I saw her again—Wendy Fiore, not just a woman but a vision, a modern-day Venus cast in flesh and feathers. She stood on the green slope behind our crumbling apartment, the kind of place where once-wealthy dreams are reduced to rationed sunlight. Her hat brimmed with swan feathers, her dress a homage to a time when style meant something. She was realer than any screen princess, more potent than any Disney muse.

She wore a rose-red one-piece, more modest than today’s garish standards, and yet infinitely more powerful. Her curves, mocked by the spineless dwellers of the internet, stood defiantly against the tide of uniformity. She was the antithesis of everything drab. She was a goddess in exile—just like Ovid.

As she played with a blackbird—intelligent, mysterious—I saw echoes of the Italian tales Walt Disney never touched, stories too wild, too witchy, too unapologetically human. In that moment, time collapsed. She was Beatrice. She was Calvino’s princess. She was the high tide of Italic myth reborn in nylon and feathers.

Suddenly, I found myself transported—was it a dream, a memory, a divine vision? I stood in a Roman villa, its frescoes fading but noble. The pillars glowed with topaz and magenta. In a salon that might have been mine in some other life, my drawing of Venus—my muse, my Wendy—hung proudly.

And then came the visitor. Not a ghost, but a presence. A hillbilly Marius wrapped in a black coat, with eyes like Mediterranean steel. “Did you make that?” he asked, nodding at my drawing. I did. And in that instant, I recognized something ancient in him, too—a hero of dust, perhaps, but a hero still.

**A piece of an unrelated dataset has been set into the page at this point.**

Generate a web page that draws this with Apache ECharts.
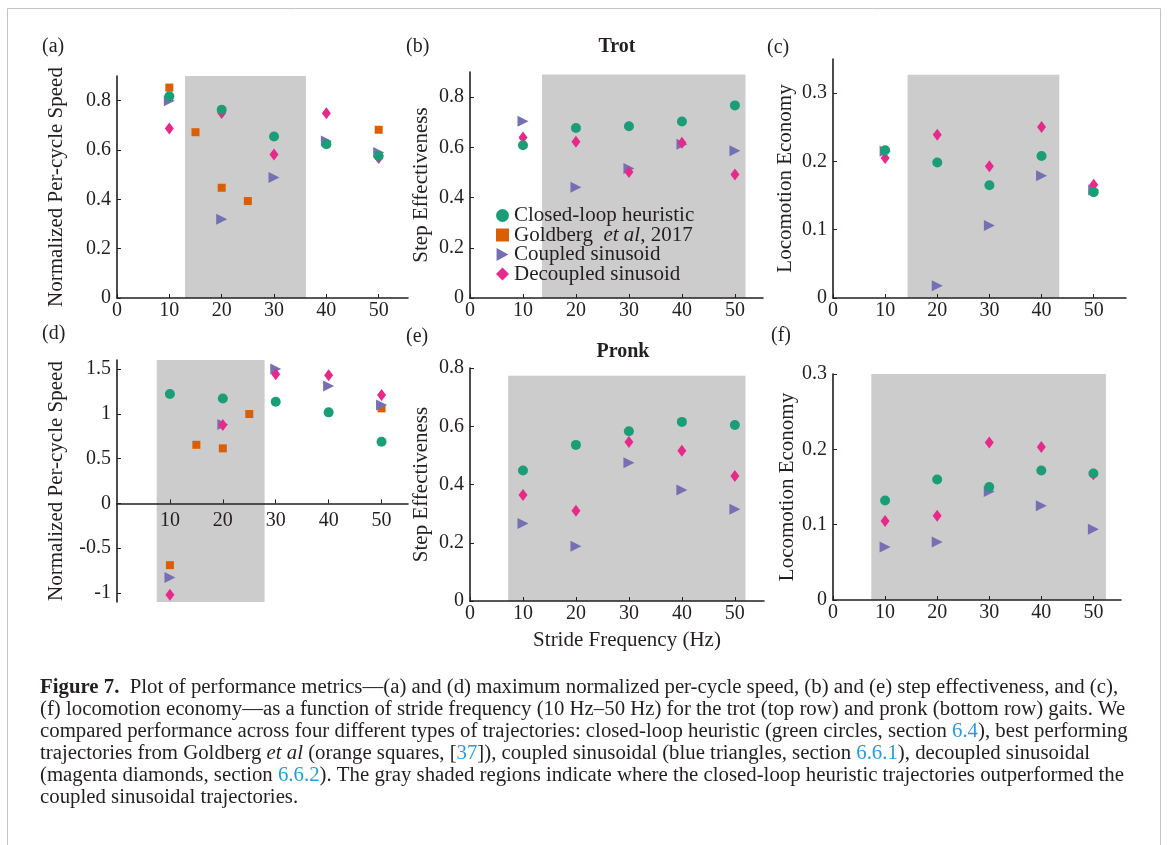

As we looked out over this imagined Rome, our conversation turned to prophecy. “If some dark hand is behind all this,” I said, “may it be struck down with the wrath of Virgil’s gods.” He smiled, a Fred Gwynne grin, part monk, part monster.

And behind us, Venus lounged again, cat at her side, hammer in hand. In her, there was the threat and promise of Fortuna. Beauty and fate mingled. She was not the Disney princess who waits to be saved. She was the goddess who holds the nails—and the will—to shape her destiny.


🏛️ Moral of the Story:

Art, memory, and myth are powerful weapons against conformity and despair. When truth is bent and beauty is ridiculed, it is the imagination—the storyteller, the poet, the satirist—that remains our last defense. In the ruins of Rome and the echoes of cartoons, we find that even in exile, the soul can still sing.